Request:
Make an exact copy of the data below, leaving out every picture.

Stored data:
************
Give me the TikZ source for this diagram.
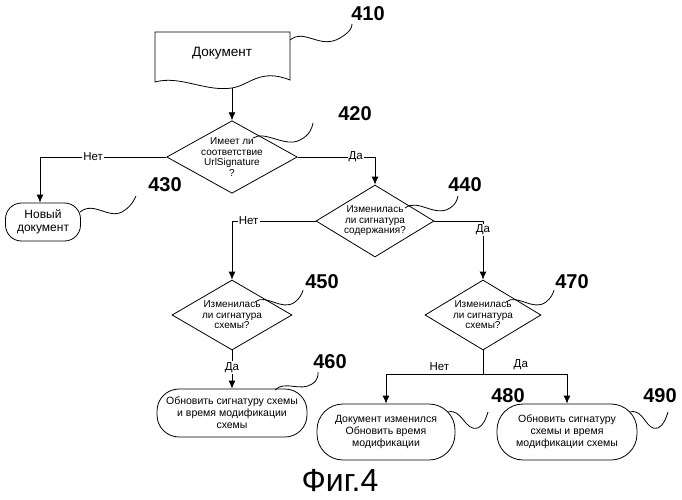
\documentclass[tikz,border=0pt]{standalone}
\usepackage{fontspec}
\setmainfont{Liberation Sans}
\usetikzlibrary{shapes.geometric,arrows.meta}
\begin{document}
\begin{tikzpicture}[x=1pt,y=-1pt,
  dia/.style={diamond,draw,thick,aspect=1.8,inner sep=0pt,align=center,font=\fontsize{10}{10.5}\selectfont},
  term/.style={rounded corners=22pt,draw,thick,align=center,font=\fontsize{10.5}{12}\selectfont,inner sep=2pt},
  num/.style={font=\bfseries\fontsize{20}{22}\selectfont},
  lab/.style={font=\fontsize{11.5}{12}\selectfont,fill=white,inner sep=1pt},
  arr/.style={thick,-{Latex[length=8pt,width=7pt]}},
  ln/.style={thick},
  sq/.style={thick}]
\useasboundingbox (0,0) rectangle (682,500);
% document 410
\draw[thick] (155,32) -- (290,32) -- (290,80) .. controls (260,68) and (250,85) .. (232,88) .. controls (205,92) and (180,75) .. (155,82) -- cycle;
\node[font=\fontsize{13.5}{14}\selectfont] (d410) at (222,53) {Документ};
\node[num] (n410) at (368,14) {410};
\draw[sq] (290,40) .. controls (305,28) and (320,50) .. (340,38) .. controls (350,32) and (352,28) .. (352,24);
\coordinate (docb) at (232,88);
% 420
\node[dia,minimum width=120pt,minimum height=66pt] (q420) at (232,157) {Имеет ли\\соответствие\\UrlSignature\\?};
\draw[arr] (docb) -- (q420.north);
\node[num] (n420) at (355,114) {420};
\draw[sq] (253,138) .. controls (265,130) and (285,148) .. (300,140) .. controls (310,135) and (312,128) .. (313,123);
% 430
\node[term,minimum width=75pt,minimum height=38pt,rounded corners=16pt,font=\fontsize{12}{13}\selectfont] (t430) at (43,222) {Новый\\документ};
\coordinate (c1) at (40,157);
\draw[arr] (q420.west) -- node[lab,pos=0.58]{Нет} (c1) -- (c1 |- t430.north);
\node[num] (n430) at (165,185) {430};
\draw[sq] (80,212) .. controls (95,200) and (110,222) .. (125,210) .. controls (132,205) and (134,200) .. (136,196);
% 440
\node[dia,minimum width=118pt,minimum height=72pt] (q440) at (375,221) {Изменилась\\ли сигнатура\\содержания?};
\coordinate (c2) at (375,157);
\draw[ln] (q420.east) -- node[lab,pos=0.75]{Да} (c2);
\draw[arr] (c2) -- (q440.north);
\node[num] (n440) at (465,185) {440};
\draw[sq] (405,208) .. controls (418,198) and (435,218) .. (450,208) .. controls (456,204) and (457,200) .. (458,196);
% 450
\node[dia,minimum width=120pt,minimum height=70pt] (q450) at (232,315) {Изменилась\\ли сигнатура\\схемы?};
\coordinate (c3) at (232,221);
\draw[arr] (q440.west) -- node[lab,pos=0.8]{Нет} (c3) -- (q450.north);
\node[num] (n450) at (322,282) {450};
\draw[sq] (255,302) .. controls (266,293) and (282,312) .. (295,302) .. controls (300,298) and (302,294) .. (303,290);
% 470
\node[dia,minimum width=116pt,minimum height=70pt] (q470) at (483,315) {Изменилась\\ли сигнатура\\схемы?};
\coordinate (c4) at (483,221);
\draw[ln] (q440.east) -- (c4);
\draw[arr] (c4) -- node[lab,pos=0.15]{Да} (q470.north);
\node[num] (n470) at (572,282) {470};
\draw[sq] (506,302) .. controls (517,293) and (533,312) .. (546,302) .. controls (551,298) and (553,294) .. (554,290);
% 460
\node[term,minimum width=150pt,minimum height=48pt] (t460) at (232,413) {Обновить сигнатуру схемы\\и время модификации\\схемы};
\draw[arr] (q450.south) -- node[lab,pos=0.45]{Да} (t460.north);
\node[num] (n460) at (330,362) {460};
\draw[sq] (275,390) .. controls (285,380) and (300,392) .. (312,384) .. controls (318,380) and (318,376) .. (318,372);
% 480 / 490
\node[term,minimum width=138pt,minimum height=56pt,rounded corners=26pt] (t480) at (386,432) {Документ изменился\\Обновить время\\модификации};
\node[term,minimum width=140pt,minimum height=56pt,rounded corners=26pt] (t490) at (567,432) {Обновить сигнатуру\\схемы и время\\модификации схемы};
\coordinate (c5) at (483,374);
\coordinate (c6) at (386,374);
\coordinate (c7) at (567,374);
\draw[ln] (q470.south) -- (c5);
\draw[arr] (c5) -- node[font=\fontsize{11.5}{12}\selectfont,above,pos=0.45]{Нет} (c6) -- (t480.north);
\draw[arr] (c5) -- node[font=\fontsize{11.5}{12}\selectfont,above,pos=0.45]{Да} (c7) -- (t490.north);
\node[num] (n480) at (508,396) {480};
\draw[sq] (448,412) .. controls (462,408) and (465,432) .. (478,428) .. controls (484,425) and (486,418) .. (488,412);
\node[num] (n490) at (660,396) {490};
\draw[sq] (630,412) .. controls (644,408) and (646,432) .. (658,428) .. controls (664,425) and (666,418) .. (668,412);
% caption
\node[font=\fontsize{32}{34}\selectfont] (cap) at (340,480) {Фиг.4};
\end{tikzpicture}
\end{document}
************
Response to this task:
Give me the TikZ source for this diagram.
\documentclass[tikz,border=0pt]{standalone}
\usepackage{fontspec}
\setmainfont{Liberation Sans}
\usetikzlibrary{shapes.geometric,arrows.meta}
\begin{document}
\begin{tikzpicture}[x=1pt,y=-1pt,
  dia/.style={diamond,draw,thick,aspect=1.8,inner sep=0pt,align=center,font=\fontsize{10}{10.5}\selectfont},
  term/.style={rounded corners=22pt,draw,thick,align=center,font=\fontsize{10.5}{12}\selectfont,inner sep=2pt},
  num/.style={font=\bfseries\fontsize{20}{22}\selectfont},
  lab/.style={font=\fontsize{11.5}{12}\selectfont,fill=white,inner sep=1pt},
  arr/.style={thick,-{Latex[length=8pt,width=7pt]}},
  ln/.style={thick},
  sq/.style={thick}]
\useasboundingbox (0,0) rectangle (682,500);
% document 410
\draw[thick] (155,32) -- (290,32) -- (290,80) .. controls (260,68) and (250,85) .. (232,88) .. controls (205,92) and (180,75) .. (155,82) -- cycle;
\node[font=\fontsize{13.5}{14}\selectfont] (d410) at (222,53) {Документ};
\node[num] (n410) at (368,14) {410};
\draw[sq] (290,40) .. controls (305,28) and (320,50) .. (340,38) .. controls (350,32) and (352,28) .. (352,24);
\coordinate (docb) at (232,88);
% 420
\node[dia,minimum width=120pt,minimum height=66pt] (q420) at (232,157) {Имеет ли\\соответствие\\UrlSignature\\?};
\draw[arr] (docb) -- (q420.north);
\node[num] (n420) at (355,114) {420};
\draw[sq] (253,138) .. controls (265,130) and (285,148) .. (300,140) .. controls (310,135) and (312,128) .. (313,123);
% 430
\node[term,minimum width=75pt,minimum height=38pt,rounded corners=16pt,font=\fontsize{12}{13}\selectfont] (t430) at (43,222) {Новый\\документ};
\coordinate (c1) at (40,157);
\draw[arr] (q420.west) -- node[lab,pos=0.58]{Нет} (c1) -- (c1 |- t430.north);
\node[num] (n430) at (165,185) {430};
\draw[sq] (80,212) .. controls (95,200) and (110,222) .. (125,210) .. controls (132,205) and (134,200) .. (136,196);
% 440
\node[dia,minimum width=118pt,minimum height=72pt] (q440) at (375,221) {Изменилась\\ли сигнатура\\содержания?};
\coordinate (c2) at (375,157);
\draw[ln] (q420.east) -- node[lab,pos=0.75]{Да} (c2);
\draw[arr] (c2) -- (q440.north);
\node[num] (n440) at (465,185) {440};
\draw[sq] (405,208) .. controls (418,198) and (435,218) .. (450,208) .. controls (456,204) and (457,200) .. (458,196);
% 450
\node[dia,minimum width=120pt,minimum height=70pt] (q450) at (232,315) {Изменилась\\ли сигнатура\\схемы?};
\coordinate (c3) at (232,221);
\draw[arr] (q440.west) -- node[lab,pos=0.8]{Нет} (c3) -- (q450.north);
\node[num] (n450) at (322,282) {450};
\draw[sq] (255,302) .. controls (266,293) and (282,312) .. (295,302) .. controls (300,298) and (302,294) .. (303,290);
% 470
\node[dia,minimum width=116pt,minimum height=70pt] (q470) at (483,315) {Изменилась\\ли сигнатура\\схемы?};
\coordinate (c4) at (483,221);
\draw[ln] (q440.east) -- (c4);
\draw[arr] (c4) -- node[lab,pos=0.15]{Да} (q470.north);
\node[num] (n470) at (572,282) {470};
\draw[sq] (506,302) .. controls (517,293) and (533,312) .. (546,302) .. controls (551,298) and (553,294) .. (554,290);
% 460
\node[term,minimum width=150pt,minimum height=48pt] (t460) at (232,413) {Обновить сигнатуру схемы\\и время модификации\\схемы};
\draw[arr] (q450.south) -- node[lab,pos=0.45]{Да} (t460.north);
\node[num] (n460) at (330,362) {460};
\draw[sq] (275,390) .. controls (285,380) and (300,392) .. (312,384) .. controls (318,380) and (318,376) .. (318,372);
% 480 / 490
\node[term,minimum width=138pt,minimum height=56pt,rounded corners=26pt] (t480) at (386,432) {Документ изменился\\Обновить время\\модификации};
\node[term,minimum width=140pt,minimum height=56pt,rounded corners=26pt] (t490) at (567,432) {Обновить сигнатуру\\схемы и время\\модификации схемы};
\coordinate (c5) at (483,374);
\coordinate (c6) at (386,374);
\coordinate (c7) at (567,374);
\draw[ln] (q470.south) -- (c5);
\draw[arr] (c5) -- node[font=\fontsize{11.5}{12}\selectfont,above,pos=0.45]{Нет} (c6) -- (t480.north);
\draw[arr] (c5) -- node[font=\fontsize{11.5}{12}\selectfont,above,pos=0.45]{Да} (c7) -- (t490.north);
\node[num] (n480) at (508,396) {480};
\draw[sq] (448,412) .. controls (462,408) and (465,432) .. (478,428) .. controls (484,425) and (486,418) .. (488,412);
\node[num] (n490) at (660,396) {490};
\draw[sq] (630,412) .. controls (644,408) and (646,432) .. (658,428) .. controls (664,425) and (666,418) .. (668,412);
% caption
\node[font=\fontsize{32}{34}\selectfont] (cap) at (340,480) {Фиг.4};
\end{tikzpicture}
\end{document}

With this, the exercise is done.